— Begin —
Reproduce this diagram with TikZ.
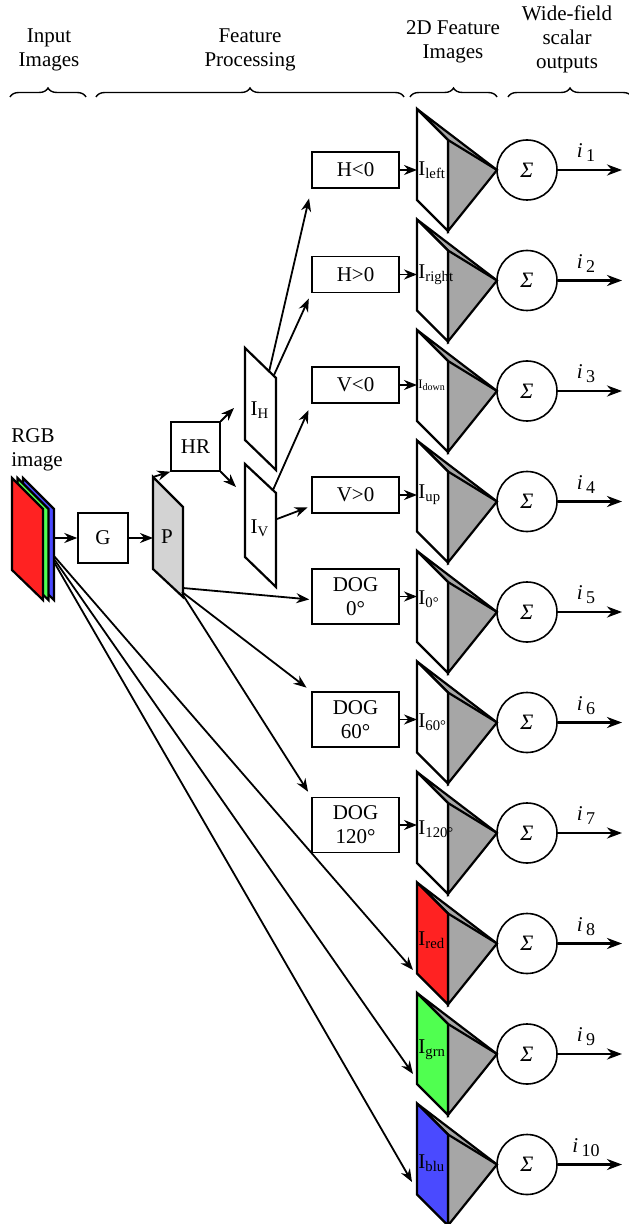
\documentclass[tikz,border=0pt]{standalone}
\usepackage{fontspec}
\setmainfont{Liberation Serif}
\usetikzlibrary{arrows.meta,positioning,decorations.pathreplacing}

\definecolor{rgbred}{RGB}{255,34,34}
\definecolor{rgbgreen}{RGB}{80,255,80}
\definecolor{rgbblue}{RGB}{74,74,255}
\definecolor{pyrgray}{RGB}{166,166,166}
\definecolor{pgray}{RGB}{211,211,211}

\tikzset{
  box/.style={draw, line width=0.7pt, minimum width=43.5pt, minimum height=18pt, inner sep=0pt, align=center},
  sumnode/.style={draw, circle, line width=0.8pt, minimum size=30pt, inner sep=0pt, font=\fontsize{11}{12}\selectfont},
  link/.style={line width=0.9pt, -{Stealth[length=6.5pt,width=5pt]}},
  outlink/.style={line width=1.4pt, -{Stealth[length=7.5pt,width=5.5pt]}},
  sheet/.style={draw, line width=1.1pt},
  flabel/.style={anchor=west, inner sep=0pt},
  heading/.style={align=center, inner sep=0pt},
  bracket/.style={decorate, decoration={brace, amplitude=4.5pt}, line width=0.7pt},
}

\begin{document}
\begin{tikzpicture}[x=0.5pt, y=-0.5pt, font=\fontsize{10.5}{12}\selectfont]
  \useasboundingbox (0,0) rectangle (628,1224);

  % headings
  \node[heading] (tin) at (49,50) {Input\\Images};
  \node[heading] (tfp) at (250,50) {Feature\\Processing};
  \node[heading] (t2d) at (453,42) {2D Feature\\Images};
  \node[heading] (twf) at (567,39) {Wide-field\\scalar\\outputs};
  \draw[bracket] (10,97) -- (86,97);
  \draw[bracket] (96,97) -- (404,97);
  \draw[bracket] (410,97) -- (497,97);
  \draw[bracket] (508,97) -- (632,97);

  % input image
  \node[anchor=west, align=left, inner sep=0pt] (rgblab) at (11,450) {RGB\\image};
  \foreach \dx/\c in {11/rgbblue, 5.5/rgbgreen, 0/rgbred}
    \filldraw[sheet, fill=\c] (12+\dx,478) -- ++(31,31) -- ++(0,91) -- ++(-31,-30) -- cycle;
  \coordinate (rgbout) at (54,538);

  \node[box, minimum width=25pt, minimum height=25pt] (g) at (103,538) {G};

  \filldraw[sheet, fill=pgray] (153,477) -- (183,507) -- (183,597) -- (153,569) -- cycle;
  \node (p) at (167,537) {P};
  \coordinate (pin) at (153,538);
  \coordinate (ptl) at (153,477);

  \node[box, minimum width=24.5pt, minimum height=24.5pt] (hr) at (195.5,446.5) {HR};

  \draw[sheet] (245,348) -- (276,378) -- (276,470) -- (245,440) -- cycle;
  \node (ih) at (260,410) {I\textsubscript{H}};
  \draw[sheet] (245,464) -- (276,493) -- (276,587) -- (245,557) -- cycle;
  \node (iv) at (260,528) {I\textsubscript{V}};

  % filter boxes
  \node[box] (hneg) at (355.5,170) {H<0};
  \node[box] (hpos) at (355.5,274.5) {H>0};
  \node[box] (vneg) at (355.5,385) {V<0};
  \node[box] (vpos) at (355.5,495) {V>0};
  \node[box, minimum height=27.5pt] (dog0) at (355.5,596.5) {DOG\\0°};
  \node[box, minimum height=27.5pt] (dog60) at (355.5,719.5) {DOG\\60°};
  \node[box, minimum height=27.5pt] (dog120) at (355.5,825) {DOG\\120°};

  % feature images and sums
  \foreach \k/\fc in {0/white,1/white,2/white,3/white,4/white,5/white,6/white,7/rgbred,8/rgbgreen,9/rgbblue}{
    \pgfmathsetmacro\t{109+110.5*\k}
    \pgfmathtruncatemacro\n{\k+1}
    \filldraw[sheet, fill=pyrgray] (417,\t) -- (497,\t+61) -- (448,\t+122) -- (448,\t+31) -- cycle;
    \filldraw[sheet, fill=\fc] (417,\t) -- (448,\t+31) -- (448,\t+122) -- (417,\t+91) -- cycle;
    \draw[sheet] (448,\t+31) -- (497,\t+61);
    \node[sumnode] (s\n) at (527,\t+61) {\textit{Σ}};
    \coordinate (o\n) at (622,\t+61);
    \draw[outlink] (s\n) -- (o\n);
    \node (i\n) at (586,\t+44) {\textit{i}\,\raisebox{-2pt}{\fontsize{9}{10}\selectfont\n}};
  }

  \node[flabel] (fleft) at (418,170) {I\textsubscript{left}};
  \node[flabel] (fright) at (418,275) {I\textsubscript{right}};
  \node[flabel] (fdown) at (418,385) {\fontsize{6.5}{7}\selectfont I\raisebox{-1pt}{\fontsize{5}{6}\selectfont down}};
  \node[flabel] (fup) at (418,495) {I\textsubscript{up}};
  \node[flabel] (fz) at (418,599) {I\textsubscript{0°}};
  \node[flabel] (fsixty) at (418,722) {I\textsubscript{60°}};
  \node[flabel] (fotw) at (418,829) {I\textsubscript{120°}};
  \node[flabel] (fred) at (418,940) {I\textsubscript{red}};
  \node[flabel] (fgrn) at (418,1050) {I\textsubscript{grn}};
  \node[flabel] (fblu) at (418,1163) {I\textsubscript{blu}};

  % connectors
  \draw[link] (rgbout) -- (g);
  \draw[link] (g) -- (pin);
  \draw[link] (ptl) -- (hr.south west);
  \coordinate (ihin) at (234,408);
  \coordinate (ivin) at (236,487);
  \draw[link] (hr.north east) -- (ihin);
  \draw[link] (hr.south east) -- (ivin);

  \coordinate (iha) at (269,372);
  \coordinate (ihb) at (274,375);
  \coordinate (iva) at (273,490);
  \coordinate (ivb) at (277,519);
  \draw[link, shorten >=5pt] (iha) -- (hneg.south west);
  \draw[link, shorten >=3pt] (ihb) -- (hpos.south west);
  \draw[link, shorten >=3.5pt] (iva) -- (vneg.south west);
  \draw[link, shorten >=2pt] (ivb) -- (vpos.194);

  \coordinate (pa) at (183,588);
  \coordinate (pb) at (182,592);
  \coordinate (pc) at (183,595);
  \draw[link, shorten >=1pt] (pa) -- (dog0.184);
  \draw[link, shorten >=3pt] (pb) -- (dog60.north west);
  \draw[link, shorten >=3pt] (pc) -- (dog120.north west);

  \foreach \b/\y in {hneg/170, hpos/274.5, vneg/385, vpos/495, dog0/596.5, dog60/719.5, dog120/825}
    \draw[link] (\b.east) -- (417,\y);

  \coordinate (ra) at (54,556);
  \coordinate (rb) at (54,559);
  \coordinate (rc) at (54,562);
  \coordinate (redin) at (413,970);
  \coordinate (grnin) at (413,1074);
  \coordinate (bluin) at (412,1182);
  \draw[link] (ra) -- (redin);
  \draw[link] (rb) -- (grnin);
  \draw[link] (rc) -- (bluin);
\end{tikzpicture}
\end{document}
— End —
Written request: Write out, word for word, the lines from the start of the data through the one holding "minimum width=25pt, minimum". Omit pictures.

Exercise solution:
Reproduce this diagram with TikZ.
\documentclass[tikz,border=0pt]{standalone}
\usepackage{fontspec}
\setmainfont{Liberation Serif}
\usetikzlibrary{arrows.meta,positioning,decorations.pathreplacing}

\definecolor{rgbred}{RGB}{255,34,34}
\definecolor{rgbgreen}{RGB}{80,255,80}
\definecolor{rgbblue}{RGB}{74,74,255}
\definecolor{pyrgray}{RGB}{166,166,166}
\definecolor{pgray}{RGB}{211,211,211}

\tikzset{
  box/.style={draw, line width=0.7pt, minimum width=43.5pt, minimum height=18pt, inner sep=0pt, align=center},
  sumnode/.style={draw, circle, line width=0.8pt, minimum size=30pt, inner sep=0pt, font=\fontsize{11}{12}\selectfont},
  link/.style={line width=0.9pt, -{Stealth[length=6.5pt,width=5pt]}},
  outlink/.style={line width=1.4pt, -{Stealth[length=7.5pt,width=5.5pt]}},
  sheet/.style={draw, line width=1.1pt},
  flabel/.style={anchor=west, inner sep=0pt},
  heading/.style={align=center, inner sep=0pt},
  bracket/.style={decorate, decoration={brace, amplitude=4.5pt}, line width=0.7pt},
}

\begin{document}
\begin{tikzpicture}[x=0.5pt, y=-0.5pt, font=\fontsize{10.5}{12}\selectfont]
  \useasboundingbox (0,0) rectangle (628,1224);

  % headings
  \node[heading] (tin) at (49,50) {Input\\Images};
  \node[heading] (tfp) at (250,50) {Feature\\Processing};
  \node[heading] (t2d) at (453,42) {2D Feature\\Images};
  \node[heading] (twf) at (567,39) {Wide-field\\scalar\\outputs};
  \draw[bracket] (10,97) -- (86,97);
  \draw[bracket] (96,97) -- (404,97);
  \draw[bracket] (410,97) -- (497,97);
  \draw[bracket] (508,97) -- (632,97);

  % input image
  \node[anchor=west, align=left, inner sep=0pt] (rgblab) at (11,450) {RGB\\image};
  \foreach \dx/\c in {11/rgbblue, 5.5/rgbgreen, 0/rgbred}
    \filldraw[sheet, fill=\c] (12+\dx,478) -- ++(31,31) -- ++(0,91) -- ++(-31,-30) -- cycle;
  \coordinate (rgbout) at (54,538);

  \node[box, minimum width=25pt, minimum height=25pt] (g) at (103,538) {G};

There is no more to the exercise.